Under normal circumstances, this would not have required a call to a man of Raul’s standing, but in this instance, the injured individual was the Camel’s second cousin once removed, on his mother’s side.
While the Camel made vague threats and insulted Ernesto’s sexual orientation, Raul listened patiently and watched his daughter play.
Joy and heartache. The sweet and the sour.
When the Camel’s rants had run their course, Raul placed the vase in a box and told him that of course, he would make a restitution for the injury and disrespect visited upon his family.
The Camel hung up, and Raul used the house intercom to call his brother, asking for a brief meeting.
These were strange times in Mexico, as evidenced by Raul Fuentes-Manzanares’s relationship with el Camello and his organization.
Though neither wanted to admit it, both men needed each other.
The Manzanares clan needed the Camel’s organization for safety.
Danger and treachery lurked in each corner of Mexico, a general breakdown in the rule of law and the constraints of civilized society. Kidnappers and other small-time hoods looked to score off wealthy families, petty thieves roamed the streets, drug addicts huddled in every alley.
El Camello needed the Banco Manzanares because his business generated a large amount of cash. Busloads, often in the literal sense.
And, if Raul was to be completely honest, the Banco Manzanares and his family had grown to depend on the money provided by the Camel’s patronage of their financial institution.

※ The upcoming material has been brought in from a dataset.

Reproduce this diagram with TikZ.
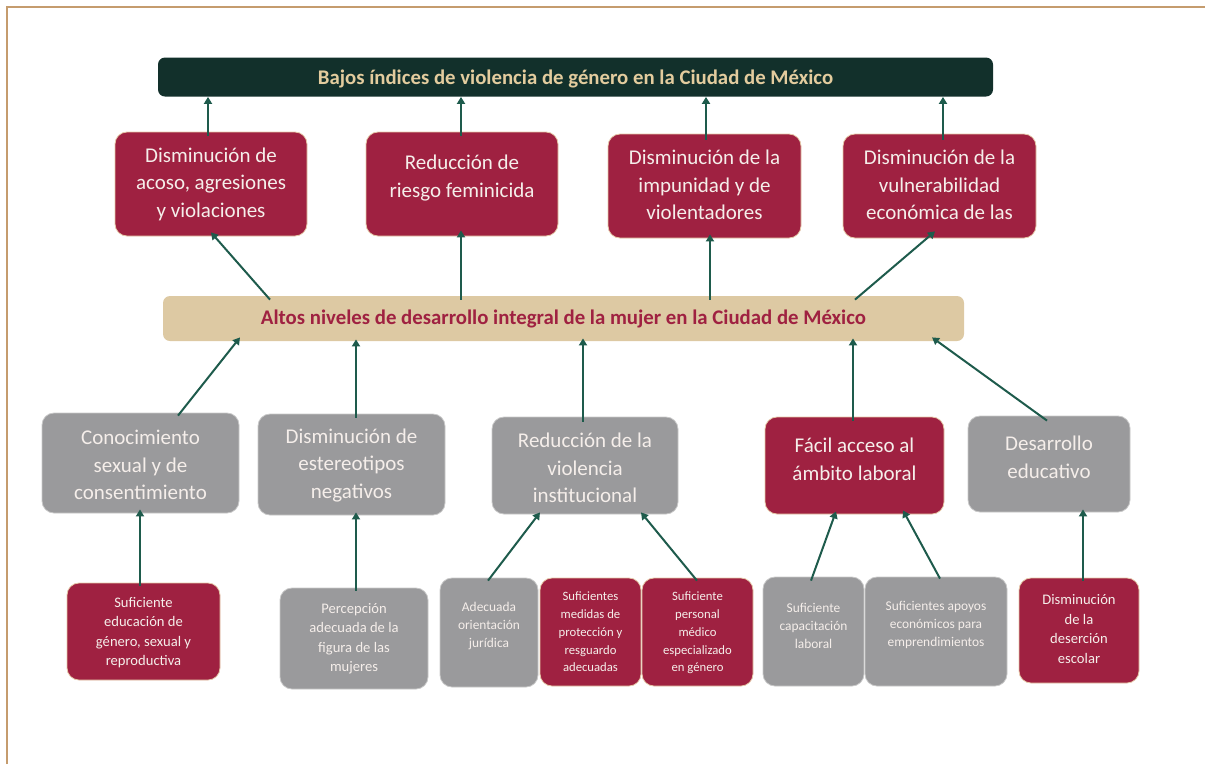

The current situation was much like the one his grandfather faced during the bank’s early years, a time that coincided with America’s Prohibition era. There had been many a bootlegger deposit at Banco Manzanares in the 1920s that had been stained by blood or booze.
But cash was cash, then and now, and business was business. Raul couldn’t count the times as a child his grandfather had told him that “money is green, no matter how black the heart of the man may be.”
So their respective operations became intertwined, everything connected.
A ripple on the Camel’s side of the pond affected the tiniest Manz
anares lily on the opposite shore, and vice versa. Also, the Camel—unsophisticated in the ways of finance and the upper echelons of society—had come to rely on Raul for advice and counsel as to managing his business and sudden wealth, much like he would with an older brother or mentor.
Ernesto Fuentes-Manzanares, who’d flown on a Banco Manzanares jet from Ensenada to Monterrey earlier in the day, entered the room. He patted his niece on the head and wandered to the wet bar in the corner.
“How was your trip to Washington?” Raul picked up another vase and a piece of newspaper. His tone of voice was clipped.
Ernesto poured a couple of centimeters of scotch into a plastic Flintstones cup belonging to Raul’s son, one of the few pieces of glassware not already in a box.
“You are really leaving Mexico?” He stared at the disarray caused by the packing.
Raul nodded.
They’d been over this many times. Moving made sense.
Raul’s wife’s family had relocated to Newport Beach several years before, and Banco Manzanares had almost as many branches in Southern California as it did in Mexico. The bank also had plans to expand to other locations in the southwestern United States, border towns and other areas primed for growth. Much of the funds for the expansion had been provided by the Camel’s business.
“Senator Stephen McNally,” Ernesto said. “My feeling is he wants to—how do the Americans put it—change the world.”
Raul stopped wrapping the vase, anger bubbling in his stomach.
A brother with a hair-trigger temper. A psychopathic crime boss named the Camel.
And now this—an idealistic politician.
He put the vase down and shook his head, aware of the irony.
If noble-minded leaders hadn’t decided to crack down on drug smugglers, forcing them to battle each other, Mexico would be a much safer place today, and he wouldn’t be in business with el Camello. Probably.
“His chief of staff, Hawkins, the man we’ve been dealing with,” Ernesto said. “He’s better suited to these times and our ways.”
Raul threaded his way through the mess and poured himself a scotch.
Neither brother spoke for a few moments.